U.S. businesses are paying through the nose when it comes to the time workers spend deleting spam from their e-mail. The price is almost $22 billion per year, according to a new study conducted by Rockbridge Associates and the University of Maryland’s Robert H. Smith School of Business’s Center for Excellence in Service.
“We all know that spam is a nuisance,” said the center’s director, Roland Rust, announcing the findings February 3, “but this allows us to assign a real value to what it is costing U.S. society. A $1 billion solution doesn’t sound so outrageous in the shadow of a $22 billion-a-year problem.”
Rockbridge president Charles Colby agreed. “This should serve as a loud wake up call to government and business,” he said.
The study found that almost four out of five adults surveyed during November 2004 received spam daily, and 11 percent of the online population gets at least 40 spam messages a day, while 14 percent of those who said they got spam opening it to see what’s said.
The study also showed that, in the previous 12 months, 4 percent of Web-connected adults bought a product or service they learned about in a spam message, while two-thirds of the respondents swept their accounts clean of spam at least once a week and a quarter did it every day.
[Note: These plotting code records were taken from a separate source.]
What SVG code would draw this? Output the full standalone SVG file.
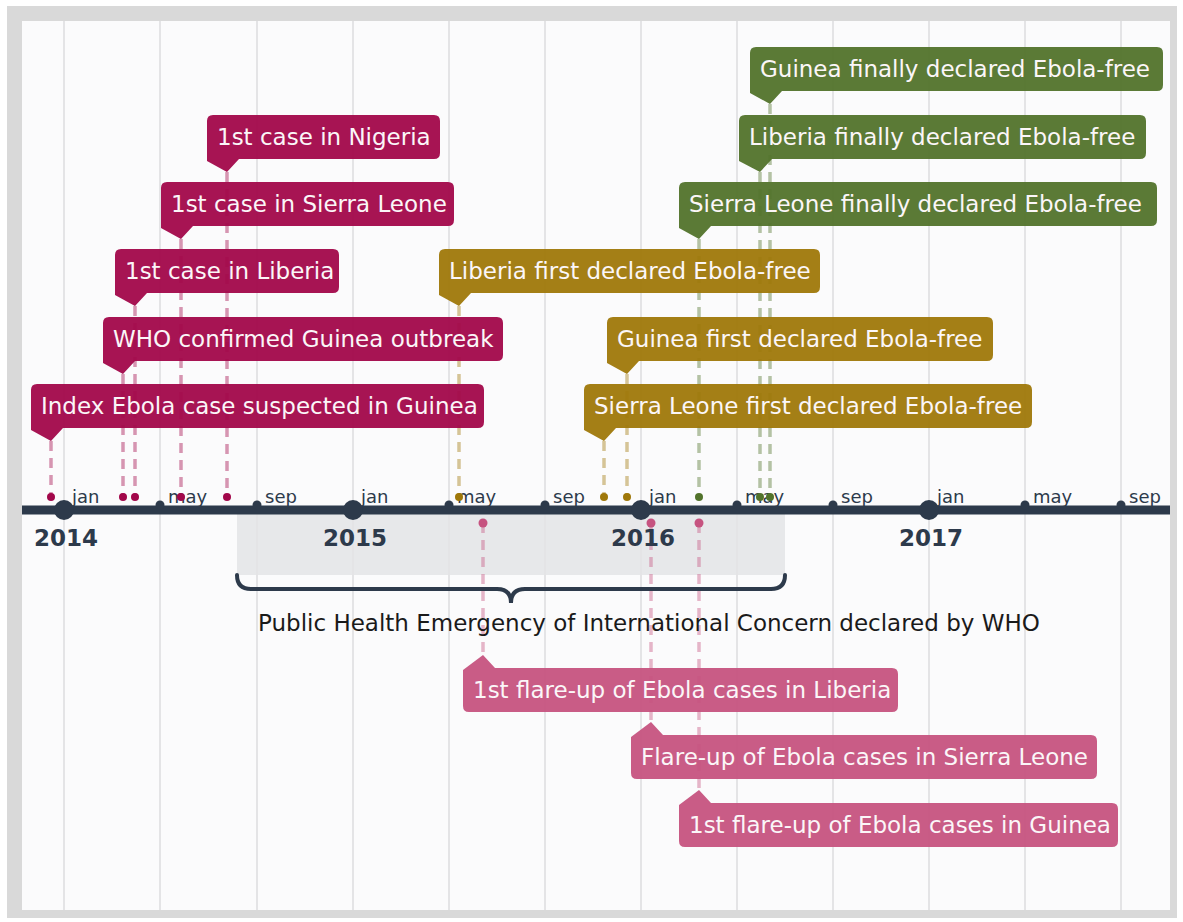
<svg xmlns="http://www.w3.org/2000/svg" width="1183" height="922" viewBox="0 0 1183 922">
<style>
.grid{stroke:#e4e4e6;stroke-width:2}
.lbl{font-family:"DejaVu Sans",sans-serif;font-size:23px;fill:#fbf6f8}
.mon{font-family:"DejaVu Sans",sans-serif;font-size:18px;fill:#2d3a4b}
.yr{font-family:"DejaVu Sans",sans-serif;font-size:23px;font-weight:bold;fill:#2d3a4b;text-anchor:middle}
.note{font-family:"DejaVu Sans",sans-serif;font-size:23px;fill:#1a1a1a}
.box{fill-opacity:0.95}
.dash{stroke-width:3.5;stroke-dasharray:10 7;fill:none}
.c1{fill:#a2074a}.c2{fill:#9f780a}.c3{fill:#52732b}.c4{fill:#c65380}
.d1{stroke:#a2074a;stroke-opacity:0.42}.d2{stroke:#9f780a;stroke-opacity:0.42}.d3{stroke:#52732b;stroke-opacity:0.42}.d4{stroke:#c65380;stroke-opacity:0.42}
.tick{fill:#2d3a4b}
</style>
<rect x="0" y="0" width="1183" height="922" fill="#ffffff"/>
<rect x="7" y="6" width="1170" height="912" fill="#d9d9d9"/>
<rect x="22" y="21" width="1148" height="889" fill="#fbfbfc"/>
<rect x="237" y="510" width="548" height="65" fill="#e7e8ea"/>
<g id="grid">
<line class="grid" x1="64" y1="21" x2="64" y2="910"/>
<line class="grid" x1="160" y1="21" x2="160" y2="910"/>
<line class="grid" x1="257" y1="21" x2="257" y2="910"/>
<line class="grid" x1="353" y1="21" x2="353" y2="910"/>
<line class="grid" x1="449" y1="21" x2="449" y2="910"/>
<line class="grid" x1="545" y1="21" x2="545" y2="910"/>
<line class="grid" x1="641" y1="21" x2="641" y2="910"/>
<line class="grid" x1="737" y1="21" x2="737" y2="910"/>
<line class="grid" x1="833" y1="21" x2="833" y2="910"/>
<line class="grid" x1="929" y1="21" x2="929" y2="910"/>
<line class="grid" x1="1025" y1="21" x2="1025" y2="910"/>
<line class="grid" x1="1121" y1="21" x2="1121" y2="910"/>
</g>
<g id="connectors">
<line class="dash d1" x1="227" y1="172" x2="227" y2="497"/>
<line class="dash d1" x1="181" y1="239" x2="181" y2="497"/>
<line class="dash d1" x1="135" y1="306" x2="135" y2="497"/>
<line class="dash d1" x1="123" y1="374" x2="123" y2="497"/>
<line class="dash d1" x1="51" y1="441" x2="51" y2="497"/>
<line class="dash d2" x1="459" y1="306" x2="459" y2="497"/>
<line class="dash d2" x1="627" y1="374" x2="627" y2="497"/>
<line class="dash d2" x1="604" y1="441" x2="604" y2="497"/>
<line class="dash d3" x1="770" y1="104" x2="770" y2="497"/>
<line class="dash d3" x1="760" y1="172" x2="760" y2="497"/>
<line class="dash d3" x1="699" y1="239" x2="699" y2="497"/>
<line class="dash d4" x1="483" y1="523" x2="483" y2="655"/>
<line class="dash d4" x1="651" y1="523" x2="651" y2="722"/>
<line class="dash d4" x1="699" y1="523" x2="699" y2="790"/>
</g>
<g id="axis">
<line x1="22" y1="510" x2="1170" y2="510" stroke="#2d3a4b" stroke-width="9"/>
<circle class="tick" cx="64" cy="510" r="10"/>
<circle class="tick" cx="353" cy="510" r="10"/>
<circle class="tick" cx="641" cy="510" r="10"/>
<circle class="tick" cx="929" cy="510" r="10"/>
<circle class="tick" cx="160" cy="505" r="4.5"/>
<circle class="tick" cx="257" cy="505" r="4.5"/>
<circle class="tick" cx="449" cy="505" r="4.5"/>
<circle class="tick" cx="545" cy="505" r="4.5"/>
<circle class="tick" cx="737" cy="505" r="4.5"/>
<circle class="tick" cx="833" cy="505" r="4.5"/>
<circle class="tick" cx="1025" cy="505" r="4.5"/>
<circle class="tick" cx="1121" cy="505" r="4.5"/>
<text class="mon" x="72" y="503">jan</text>
<text class="mon" x="168" y="503">may</text>
<text class="mon" x="265" y="503">sep</text>
<text class="mon" x="361" y="503">jan</text>
<text class="mon" x="457" y="503">may</text>
<text class="mon" x="553" y="503">sep</text>
<text class="mon" x="649" y="503">jan</text>
<text class="mon" x="745" y="503">may</text>
<text class="mon" x="841" y="503">sep</text>
<text class="mon" x="937" y="503">jan</text>
<text class="mon" x="1033" y="503">may</text>
<text class="mon" x="1129" y="503">sep</text>
<text class="yr" x="66" y="546">2014</text>
<text class="yr" x="355" y="546">2015</text>
<text class="yr" x="643" y="546">2016</text>
<text class="yr" x="931" y="546">2017</text>
</g>
<g id="dots">
<circle class="c1" cx="227" cy="497" r="4"/>
<circle class="c1" cx="181" cy="497" r="4"/>
<circle class="c1" cx="135" cy="497" r="4"/>
<circle class="c1" cx="123" cy="497" r="4"/>
<circle class="c1" cx="51" cy="497" r="4"/>
<circle class="c2" cx="459" cy="497" r="4"/>
<circle class="c2" cx="627" cy="497" r="4"/>
<circle class="c2" cx="604" cy="497" r="4"/>
<circle class="c3" cx="770" cy="497" r="4"/>
<circle class="c3" cx="760" cy="497" r="4"/>
<circle class="c3" cx="699" cy="497" r="4"/>
<circle class="c4" cx="483" cy="523" r="4.5"/>
<circle class="c4" cx="651" cy="523" r="4.5"/>
<circle class="c4" cx="699" cy="523" r="4.5"/>
</g>
<g id="pheic">
<path d="M237,575 Q237,589 251,589 H497 Q511,589 511,603 Q511,589 525,589 H771 Q785,589 785,575" fill="none" stroke="#2d3a4b" stroke-width="4" stroke-linecap="round"/>
<text class="note" x="258" y="631">Public Health Emergency of International Concern declared by WHO</text>
</g>
<g id="n-index">
<path class="box c1" d="M37,384 H478 Q484,384 484,390 V422 Q484,428 478,428 H63 L51,441 L31,430 V390 Q31,384 37,384 Z"/>
<text class="lbl" x="41" y="414">Index Ebola case suspected in Guinea</text>
</g>
<g id="n-who">
<path class="box c1" d="M109,317 H497 Q503,317 503,323 V355 Q503,361 497,361 H135 L123,374 L103,363 V323 Q103,317 109,317 Z"/>
<text class="lbl" x="113" y="347">WHO confirmed Guinea outbreak</text>
</g>
<g id="n-liberia">
<path class="box c1" d="M121,249 H333 Q339,249 339,255 V287 Q339,293 333,293 H147 L135,306 L115,295 V255 Q115,249 121,249 Z"/>
<text class="lbl" x="125" y="279">1st case in Liberia</text>
</g>
<g id="n-sierra">
<path class="box c1" d="M167,182 H448 Q454,182 454,188 V220 Q454,226 448,226 H193 L181,239 L161,228 V188 Q161,182 167,182 Z"/>
<text class="lbl" x="171" y="212">1st case in Sierra Leone</text>
</g>
<g id="n-nigeria">
<path class="box c1" d="M213,115 H434 Q440,115 440,121 V153 Q440,159 434,159 H239 L227,172 L207,161 V121 Q207,115 213,115 Z"/>
<text class="lbl" x="217" y="145">1st case in Nigeria</text>
</g>
<g id="n-liberia-first">
<path class="box c2" d="M445,249 H814 Q820,249 820,255 V287 Q820,293 814,293 H471 L459,306 L439,295 V255 Q439,249 445,249 Z"/>
<text class="lbl" x="449" y="279">Liberia first declared Ebola-free</text>
</g>
<g id="n-guinea-first">
<path class="box c2" d="M613,317 H987 Q993,317 993,323 V355 Q993,361 987,361 H639 L627,374 L607,363 V323 Q607,317 613,317 Z"/>
<text class="lbl" x="617" y="347">Guinea first declared Ebola-free</text>
</g>
<g id="n-sierra-first">
<path class="box c2" d="M590,384 H1026 Q1032,384 1032,390 V422 Q1032,428 1026,428 H616 L604,441 L584,430 V390 Q584,384 590,384 Z"/>
<text class="lbl" x="594" y="414">Sierra Leone first declared Ebola-free</text>
</g>
<g id="n-guinea-final">
<path class="box c3" d="M756,47 H1157 Q1163,47 1163,53 V85 Q1163,91 1157,91 H782 L770,104 L750,93 V53 Q750,47 756,47 Z"/>
<text class="lbl" x="760" y="77">Guinea finally declared Ebola-free</text>
</g>
<g id="n-liberia-final">
<path class="box c3" d="M745,115 H1140 Q1146,115 1146,121 V153 Q1146,159 1140,159 H772 L760,172 L739,161 V121 Q739,115 745,115 Z"/>
<text class="lbl" x="749" y="145">Liberia finally declared Ebola-free</text>
</g>
<g id="n-sierra-final">
<path class="box c3" d="M685,182 H1151 Q1157,182 1157,188 V220 Q1157,226 1151,226 H711 L699,239 L679,228 V188 Q679,182 685,182 Z"/>
<text class="lbl" x="689" y="212">Sierra Leone finally declared Ebola-free</text>
</g>
<g id="n-flare-liberia">
<path class="box c4" d="M463,670 L483,655 L495,668 H892 Q898,668 898,674 V706 Q898,712 892,712 H469 Q463,712 463,706 Z"/>
<text class="lbl" x="473" y="698">1st flare-up of Ebola cases in Liberia</text>
</g>
<g id="n-flare-sierra">
<path class="box c4" d="M631,737 L651,722 L663,735 H1091 Q1097,735 1097,741 V773 Q1097,779 1091,779 H637 Q631,779 631,773 Z"/>
<text class="lbl" x="641" y="765">Flare-up of Ebola cases in Sierra Leone</text>
</g>
<g id="n-flare-guinea">
<path class="box c4" d="M679,805 L699,790 L711,803 H1112 Q1118,803 1118,809 V841 Q1118,847 1112,847 H685 Q679,847 679,841 Z"/>
<text class="lbl" x="689" y="833">1st flare-up of Ebola cases in Guinea</text>
</g>
</svg>
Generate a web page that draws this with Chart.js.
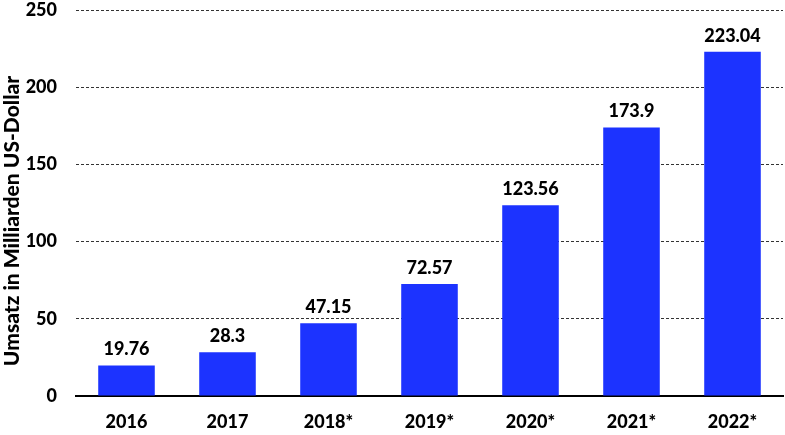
<!DOCTYPE html>
<html><head><meta charset="utf-8">
<script src="https://cdn.jsdelivr.net/npm/chart.js@4"></script>
<style>html,body{margin:0;padding:0;background:#fff;}#wrap{width:785px;height:435px;}</style>
</head><body><div id="wrap"><canvas id="c" width="785" height="435"></canvas></div>
<script>
const categories = ["2016","2017","2018*","2019*","2020*","2021*","2022*"];
const values = [19.76, 28.3, 47.15, 72.57, 123.56, 173.9, 223.04];
const valueLabels = ["19.76","28.3","47.15","72.57","123.56","173.9","223.04"];
const yTitle = "Umsatz in Milliarden US-Dollar";
const FONT = "Lato, 'Open Sans', sans-serif";
const W = 900;

const labelPlugin = {
  id: 'valLabels',
  afterDatasetsDraw(chart) {
    const ctx = chart.ctx;
    const meta = chart.getDatasetMeta(0);
    ctx.save();
    ctx.font = W + " 18px " + FONT;
    ctx.fillStyle = "#000";
    ctx.textAlign = "center";
    ctx.textBaseline = "alphabetic";
    meta.data.forEach((bar, i) => {
      ctx.fillText(valueLabels[i], bar.x, bar.y - 10);
    });
    ctx.font = W + " 21px " + FONT;
    ctx.textBaseline = "middle";
    ctx.translate(12, 221);
    ctx.rotate(-Math.PI / 2);
    ctx.fillText(yTitle, 0, 0);
    ctx.restore();
  }
};

new Chart(document.getElementById('c'), {
  type: 'bar',
  data: { labels: categories, datasets: [{ data: values, backgroundColor: '#1c33ff', categoryPercentage: 1, barPercentage: 0.56 }] },
  options: {
    responsive: false, animation: false,
    layout: { padding: { top: 2, right: 2, left: 0, bottom: 0 } },
    plugins: { legend: { display: false }, tooltip: { enabled: false } },
    scales: {
      x: {
        afterFit(s) { s.height = 39; s.paddingLeft = 0; s.paddingRight = 0; },
        grid: { display: false, drawTicks: false },
        border: { display: true, color: '#000', width: 2 },
        ticks: { color: '#000', font: { family: FONT, size: 18, weight: W }, padding: 15 }
      },
      y: {
        min: 0, max: 250,
        afterFit(s) { s.width = 76; s.paddingTop = 10; s.paddingBottom = 0; },
        ticks: { stepSize: 50, color: '#000', font: { family: FONT, size: 18, weight: W }, padding: 19 },
        grid: { color: '#333', lineWidth: 1, drawTicks: false },
        border: { display: false, dash: [3, 2] },
        title: { display: false }
      }
    }
  },
  plugins: [labelPlugin]
});
</script></body></html>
The $22 billion a year cost estimate, the report said, is a conservative estimate that doesn’t count the wasted resources used to transmit spam or the costs to Internet service providers to manage and protect their customers from spam, not to mention how much consumers and businesses spend on spam-blocking programs.
“Our multi-billion dollar estimate provides an indication of the societal benefit to be derived from successful efforts by the government, business and non-profit sectors to control the problem of excessive spam,” the report continued. “For instance, if these sectors spent $1 billion per year in technology and enforcement activities, and as a result reduced the time wasted from spam by half, the payoff over and above this cost would be almost $10 billion, a relative bargain.”
If there was good news, it was this result: almost a quarter of those surveyed said they tended not to get spam at all.
The problem with most current spam-fighting measures – from America Online, Yahoo, and Microsoft developing solutions together including address verification programs, to the controversial federal CAN-SPAM Act and a tough Maryland law slapping up to ten years behind bars for convicted spammers – is that the private solutions aren’t universal and many of the legislative ones are unenforceable, Colby said.
“While nobody really wants to change the freewheeling nature of the Internet,” he said, “we’re suggesting that there be greater collective impetus to invest in fundamental, maybe even drastic, changes.”